LE TUTE SPAZIALI SONO DISPOSITIVI DI PROTEZIONE INDIVIDUALE

09/09/2022 – Intervento del CEO di D-Air lab, Vittorio Cafaggi, alla Tavola Rotonda in occasione della celebrazione degli 800 anni dell’Università di Padova, sul tema Spazio.

“Quando pensiamo alle attività umane nello spazio, la mente corre immediatamente alle immagini di Neil Armstrong e Buzz Aldrin e alle loro famose impronte sul suolo lunare. Immagini che ricordano quelle di eroi polari come Amundsen o Umberto Nobile, che ci procurano una sensazione di meraviglia venata da un sottile senso di preoccupazione. Le missioni dello Space Shuttle (es. per il telescopio Hubble) hanno invece iniziato a mostrare astronauti inviati nello Spazio non tanto per essere “semplicemente là”, ma per svolgere attività che possiamo sicuramente definire lavorative, sia pure in ambienti assolutamente inconsueti. Ciò nonostante, per chi non è un addetto ai lavori, l’uomo nello spazio evoca ancora immagini più legate alla dimensione eroico/temeraria degli esploratori e associate ad un futuro certamente possibile ma inevitabilmente remoto.

Sappiamo che non è più così: i piani per la creazione di stazioni orbitanti attorno alla Luna e basi logistiche sulla sua superficie per compiere il balzo verso Marte sono concreti. Dunque, non andremo sulla Luna per tornare subito dopo sulla Terra, ma ci rimarremo a lungo per svolgere tutte quelle attività lavorative di creazione di infrastrutture, gestione di materiali e persone che serviranno allo scopo. Non siamo in una delle famose serie televisive di fantascienza degli anni ’70 è quello che si dovrà fare.

Se il tema della sicurezza sul lavoro è urgente sulla Terra, possiamo facilmente immaginare quanto possa esserlo in ambienti ostili come quello lunare, conosciamo tutti anche troppo bene quali sono le conseguenze della microgravità, delle radiazioni, dell’assenza di atmosfera. Si tratta di pericoli ai quali sarà esposto un numero via via sempre maggiore di persone, occorre quindi pensare a norme comportamentali, procedure operative e Dispositivi di Protezione Individuale producibili su scala industriale e pensati per proteggere un numero di persone molto più elevato degli astronauti/cosmonauti attualmente operativi. Cambia quindi l’approccio all’equipaggiamento che, nel rispetto di tutti i requisiti tecnici richiesti dall’aggressività del contesto nel quale si dovrà lavorare, andrà progettato con un approccio più tipico della produzione industriale che dovrà altresì puntare anche ad abbassare i costi che attualmente sono proibitivi. La tuta spaziale va quindi vista in prospettiva come Dispositivo di Protezione Individuale che, pur nella sua complessità, andrà progettata e gestita come oggi sono progettati e gestiti i DPI correntemente raccomandati per le attività più rischiose, e non più come straordinari “pezzi unici”.”

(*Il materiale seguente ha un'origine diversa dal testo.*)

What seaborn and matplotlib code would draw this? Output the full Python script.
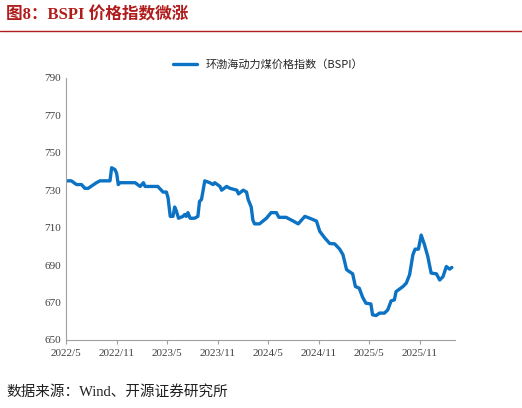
import pandas as pd
import matplotlib.pyplot as plt
import matplotlib.dates as mdates
import seaborn as sns

# Weekly-ish readings of the BSPI index
dates = ['2022-05-03', '2022-05-21', '2022-06-09', '2022-06-27', '2022-07-09', '2022-07-21',
         '2022-08-20', '2022-09-02', '2022-10-08', '2022-10-14', '2022-10-26', '2022-11-01',
         '2022-11-07', '2022-11-13', '2023-01-07', '2023-01-25', '2023-02-06', '2023-02-12',
         '2023-03-30', '2023-04-18', '2023-04-30', '2023-05-06', '2023-05-14', '2023-05-24',
         '2023-05-30', '2023-06-05', '2023-06-13', '2023-06-29', '2023-07-05', '2023-07-11',
         '2023-07-17', '2023-07-25', '2023-08-10', '2023-08-22', '2023-08-28', '2023-09-04',
         '2023-09-16', '2023-10-04', '2023-10-16', '2023-10-22', '2023-11-10', '2023-11-16',
         '2023-12-04', '2023-12-16', '2024-01-10', '2024-01-16', '2024-02-02', '2024-02-14',
         '2024-02-20', '2024-03-02', '2024-03-08', '2024-03-14', '2024-04-01', '2024-04-26',
         '2024-05-13', '2024-06-01', '2024-06-10', '2024-07-06', '2024-08-01', '2024-08-19',
         '2024-09-12', '2024-09-30', '2024-10-24', '2024-11-05', '2024-11-23', '2024-12-11',
         '2024-12-29', '2025-01-16', '2025-01-28', '2025-02-10', '2025-03-04', '2025-03-14',
         '2025-03-28', '2025-04-09', '2025-04-21', '2025-05-09', '2025-05-15', '2025-05-28',
         '2025-06-09', '2025-06-27', '2025-07-09', '2025-07-21', '2025-08-02', '2025-08-08',
         '2025-09-02', '2025-09-14', '2025-09-26', '2025-10-08', '2025-10-16', '2025-10-28',
         '2025-11-07', '2025-11-19', '2025-12-01', '2025-12-13', '2026-01-01', '2026-01-13',
         '2026-01-25', '2026-02-06', '2026-02-18', '2026-02-26']
bspi = [735, 735, 733, 733, 731, 731, 734, 735, 735, 742, 741, 739,
        733, 734, 734, 732, 734, 732, 732, 729, 729, 726, 716, 716,
        721, 719, 715, 716, 717, 716, 718, 715, 715, 716, 724, 725,
        735, 734, 733, 734, 732, 730, 732, 731, 730, 728, 730, 729,
        725, 721, 714, 712, 712, 715, 718, 718, 715.5, 715.5, 713.5, 712,
        716, 715, 713.5, 708, 704.5, 701.5, 701.3, 698.5, 695.5, 687.5, 685.3, 678.5,
        677.6, 672.8, 669.6, 669.2, 663.4, 663, 664.3, 664.3, 666, 670.8, 671.4, 675.8,
        678.5, 680.3, 684.8, 695.5, 698.5, 698.5, 706, 700.8, 694.5, 685.7, 685.3, 682,
        683.8, 689.2, 687.8, 688.7]
series_name = '环渤海动力煤价格指数（BSPI）'
y_ticks = [650, 670, 690, 710, 730, 750, 770, 790]
x_ticks = ['2022-05-01', '2022-11-01', '2023-05-01', '2023-11-01', '2024-05-01',
           '2024-11-01', '2025-05-01', '2025-11-01']

df = pd.DataFrame({'date': pd.to_datetime(dates), 'value': bspi})

sns.set_style('white')
plt.rcParams['font.family'] = ['Liberation Serif', 'Noto Sans CJK SC']

fig = plt.figure(figsize=(5.22, 4.08), dpi=100)
ax = fig.add_axes([0.126, 0.167, 0.746, 0.642])
sns.lineplot(data=df, x='date', y='value', ax=ax, color='#0B72C4', linewidth=2.4,
             label=series_name)

ax.set_ylim(650, 790)
ax.set_yticks(y_ticks)
ax.set_xlim(pd.Timestamp('2022-05-01'), pd.Timestamp('2026-03-10'))
ax.set_xticks(pd.to_datetime(x_ticks))
ax.xaxis.set_major_formatter(mdates.DateFormatter('%Y/%-m'))
ax.set_xlabel('')
ax.set_ylabel('')
for s in ['top', 'right']:
    ax.spines[s].set_visible(False)
for s in ['left', 'bottom']:
    ax.spines[s].set_color('#A0A0A0')
    ax.spines[s].set_linewidth(0.8)
ax.tick_params(axis='y', length=0, labelsize=8, colors='#404040')
ax.tick_params(axis='x', length=3, direction='out', labelsize=8, colors='#404040',
               bottom=True, color='#A0A0A0')

leg = ax.legend(loc='upper center', bbox_to_anchor=(0.52, 1.11), frameon=False,
                prop={'family': ['Noto Sans CJK SC'], 'size': 8}, handlelength=2.2)

fig.text(0.012, 0.962, '图8：BSPI 价格指数微涨', color='#B01C1C', fontsize=12,
         fontweight='bold', family=['Liberation Serif', 'Noto Sans CJK SC'], va='center')
fig.add_artist(plt.Line2D([0.0, 1.0], [0.925, 0.925], color='#B01C1C', linewidth=1.0))
fig.text(0.012, 0.04, '数据来源：Wind、开源证券研究所', fontsize=10.5,
         family=['Liberation Serif', 'Noto Sans CJK SC'], va='center', color='#202020')

fig.savefig('out.png', dpi=100)
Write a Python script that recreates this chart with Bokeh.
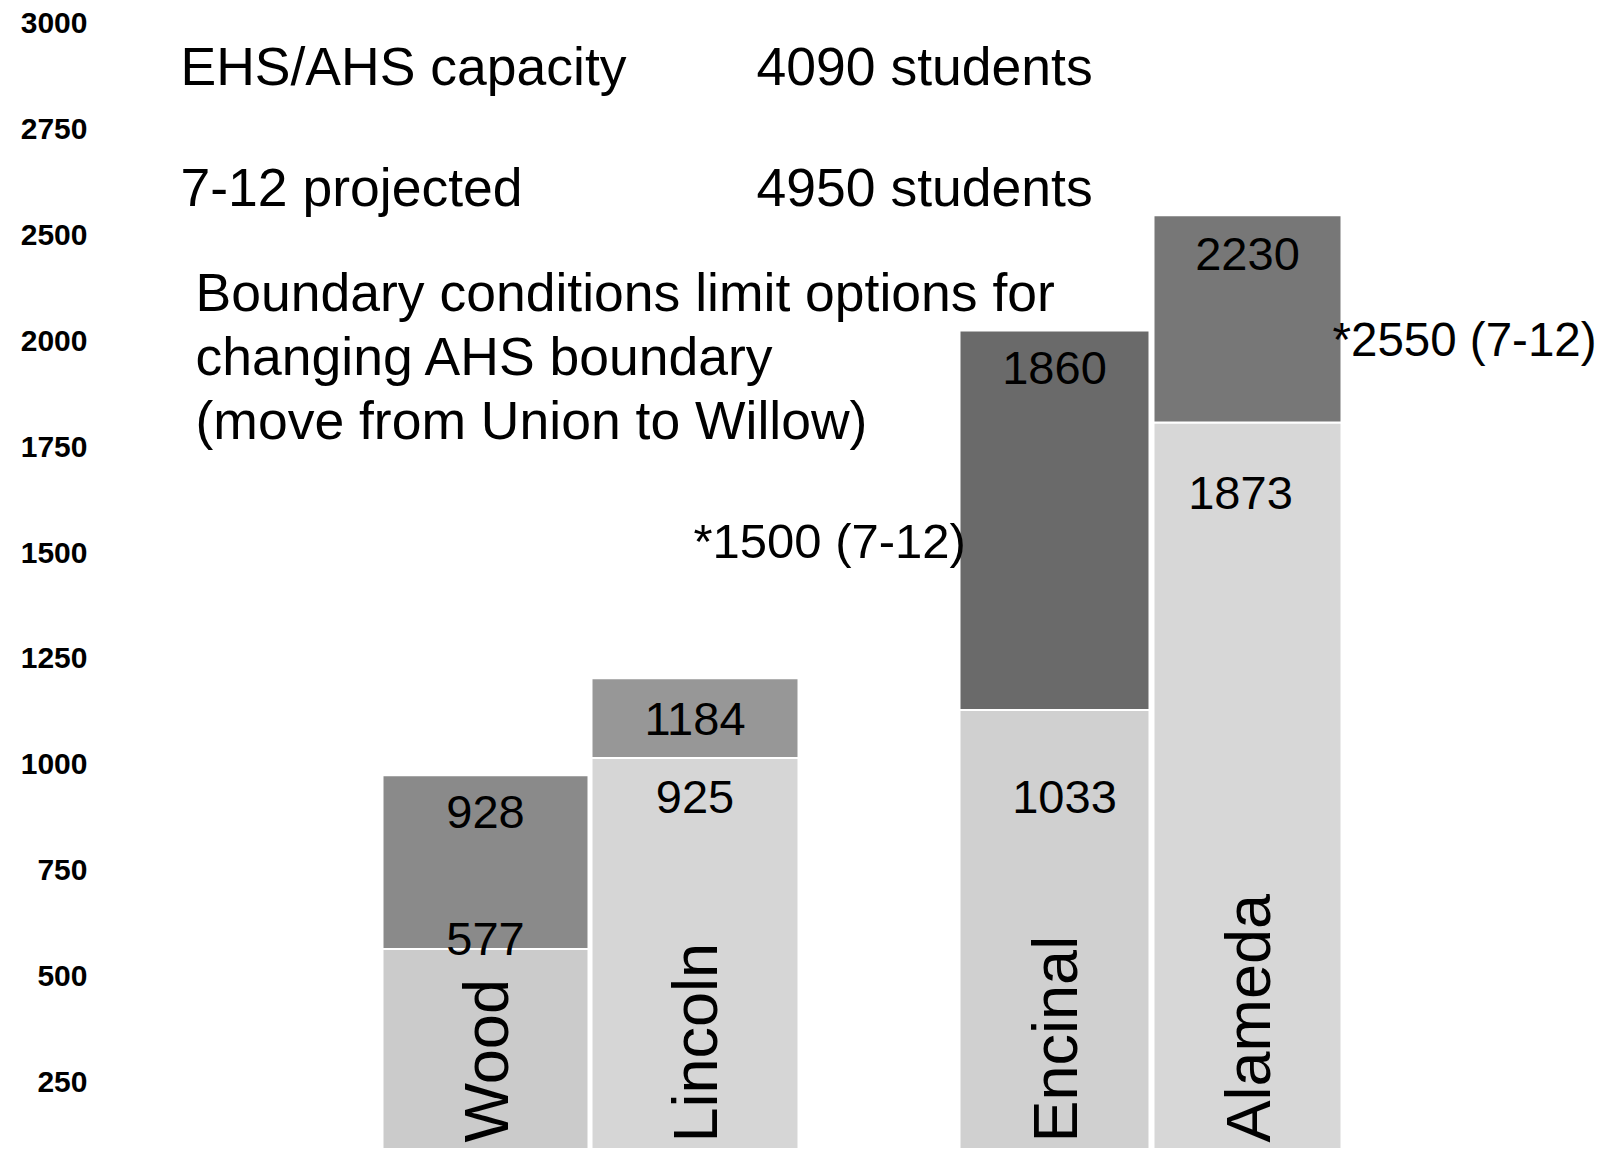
import math
from bokeh.plotting import figure
from bokeh.models import Range1d, FixedTicker, ColumnDataSource, Label
from bokeh.embed import file_html
from bokeh.resources import INLINE
from bokeh.core.properties import value

# ---------------- data ----------------
categories = ["Wood", "Lincoln", "Encinal", "Alameda"]
lower_values = [564, 1015, 1128, 1807]      # drawn height of light segment
total_values = [974, 1203, 2024, 2296]      # drawn height of full bar
lower_labels = ["577", "925", "1033", "1873"]
upper_labels = ["928", "1184", "1860", "2230"]
tick_values = [250, 500, 750, 1000, 1250, 1500, 1750, 2000, 2250, 2500, 2750]
tick_labels = ["250", "500", "750", "1000", "1250", "1500", "1750", "2000",
               "2500", "2750", "3000"]
header_names = ["EHS/AHS capacity", "7-12 projected"]
header_counts = ["4090 students", "4950 students"]
note_lines = ["Boundary conditions limit options for",
              "changing AHS boundary",
              "(move from Union to Willow)"]
annot_encinal = "*1500  (7-12)"
annot_alameda = "*2550 (7-12)"

# ---------------- layout / style ----------------
W, H = 1596, 1148
LEFT = 92
PX_PER_UNIT = 0.4236
Y_END = 2750 + 22.5 / PX_PER_UNIT
Y_START = Y_END - H / PX_PER_UNIT
FONT = "Liberation Sans"

bar_left = [382, 591, 959, 1153]
bar_right = [588, 798, 1149, 1341]
lower_colors = ["#cbcbcb", "#d6d6d6", "#d0d0d0", "#d7d7d7"]
upper_colors = ["#8a8a8a", "#979797", "#6a6a6a", "#777777"]
upper_label_offset = [37, 41, 37, 39]
lower_label_offset = [-10, 39, 87, 71]
lower_label_dx = [0, 0, 10, -7]


def yv(img_y):
    """convert a page pixel row into a value on the y scale"""
    return Y_END - img_y / PX_PER_UNIT


centers = [(a + b) / 2 for a, b in zip(bar_left, bar_right)]

p = figure(width=W, height=H, output_backend="svg", toolbar_location=None,
           x_range=Range1d(LEFT, W), y_range=Range1d(Y_START, Y_END),
           x_axis_location=None, min_border_left=LEFT, min_border_right=0,
           min_border_top=0, min_border_bottom=0)
p.outline_line_color = None
p.xgrid.grid_line_color = None
p.ygrid.grid_line_color = None
p.background_fill_color = "white"
p.border_fill_color = "white"

ax = p.yaxis[0]
ax.ticker = FixedTicker(ticks=tick_values)
ax.major_label_overrides = {t: l for t, l in zip(tick_values, tick_labels)}
ax.axis_line_color = None
ax.major_tick_line_color = None
ax.minor_tick_line_color = None
ax.major_tick_out = 0
ax.major_tick_in = 0
ax.major_label_standoff = 5
ax.major_label_text_font = FONT
ax.major_label_text_font_style = "bold"
ax.major_label_text_font_size = "30px"
ax.major_label_text_color = "black"

src = ColumnDataSource(dict(
    left=bar_left, right=bar_right, x=centers, cat=categories,
    lower=lower_values, total=total_values,
    lower_lab=lower_labels, upper_lab=upper_labels,
    lower_col=lower_colors, upper_col=upper_colors,
    lo_off=lower_label_offset, up_off=upper_label_offset,
    lo_dx=lower_label_dx,
    base=[0] * len(categories),
    cat_y=[yv(1142)] * len(categories),
))

p.quad(left="left", right="right", bottom="base", top="lower", source=src,
       fill_color="lower_col", line_color="white", line_width=2)
p.quad(left="left", right="right", bottom="lower", top="total", source=src,
       fill_color="upper_col", line_color="white", line_width=2)

p.text(x="x", y="total", text="upper_lab", y_offset="up_off", source=src,
       text_align="center", text_baseline="middle",
       text_font=value(FONT), text_font_size="47px", text_color="black")
p.text(x="x", y="lower", text="lower_lab", x_offset="lo_dx", y_offset="lo_off",
       source=src, text_align="center", text_baseline="middle",
       text_font=value(FONT), text_font_size="47px", text_color="black")
p.text(x="x", y="cat_y", text="cat", angle=math.pi / 2,
       source=src, text_align="left", text_baseline="middle",
       text_font=value(FONT), text_font_size="63px", text_color="black")


def add_label(txt, x_img, mid_img, size="53.5px"):
    p.add_layout(Label(x=x_img, y=yv(mid_img), text=txt, text_font=FONT,
                       text_font_size=size, text_color="black",
                       text_align="left", text_baseline="middle"))


add_label(header_names[0], 180, 66)
add_label(header_counts[0], 756, 66)
add_label(header_names[1], 180, 187)
add_label(header_counts[1], 756, 187)
for i, line in enumerate(note_lines):
    add_label(line, 195, 292 + 64 * i)
add_label(annot_encinal, 693, 540, "49px")
add_label(annot_alameda, 1332, 339, "47.5px")

open("out.html", "w").write(file_html(p, INLINE))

In copertina la Biosuit, la tuta spaziale progettata e realizzata da Dava Newman (Prof.ssa di Aeronautica, Astronautica e Ingegneria dei Sistemi al MIT Massachusetts Istitute of Technology Cambridge, USA ed Ex Vice Amministratrice della NASA), in collaborazione con Dainese, più leggera, aderente ed ergonomica delle classiche tute spaziali, progettata a partire dagli studi di Arthur Iberall degli anni ‘40 sul concetto delle “linee di non estensione”, linee sul corpo umano sulle quali è possibile esercitare una pressione senza per questo limitare i movimenti.